מי יורש קנייני אלוה ל״זWho is the Heir of Divine Things 37
א׳
1[179] I am deeply impressed, too, by the contrast made between the two he-goats offered for atonement, and the difference of fate assigned to them even when the division is effected by that uncertain and fortuitous divider, the lot. We see two ways of thinking; one whose concern is with things of divine virtue is consecrated and dedicated to God; the other whose aspirations turn to poor miserable humanity is assigned to creation the exile. For the lot which fell to creation is called by the oracles the lot of dismissal (Lev. 16:8), because creation is a homeless wanderer, banished far away from wisdom.
ב׳
2[180] Further, nature abounds in things which bear some shape or stamp and others which do not, even as it is with coins, and you may note how the invisible Severer divides them all into equal parts and awards those that are approved by their stamp to the lover of instruction, but those that have no stamp or mark to the man of ignorance.
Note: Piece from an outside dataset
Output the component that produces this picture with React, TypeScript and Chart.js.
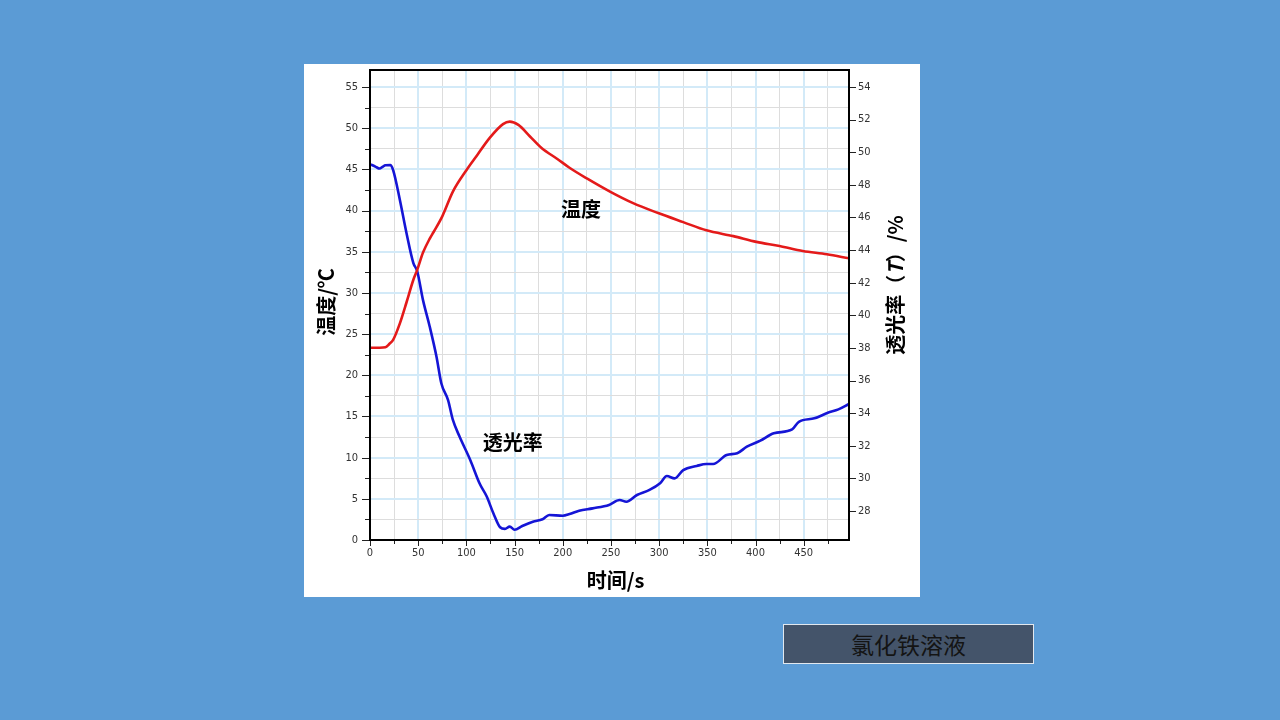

For we are told “the unmarked fell to Laban, but the marked to Jacob” (Gen. 30:42).
ג׳
3[181] For the soul is a block of wax, as one of the ancients said, and if it is hard and resistent it rejects and shakes off the attempted impressions and inevitably remains an unformed mass, whereas if it is docile and reasonably submissive it allows the imprints to sink deep into it, and thus reproducing the shape of the seal preserves the forms stamped upon it, beyond any possibility of effacement.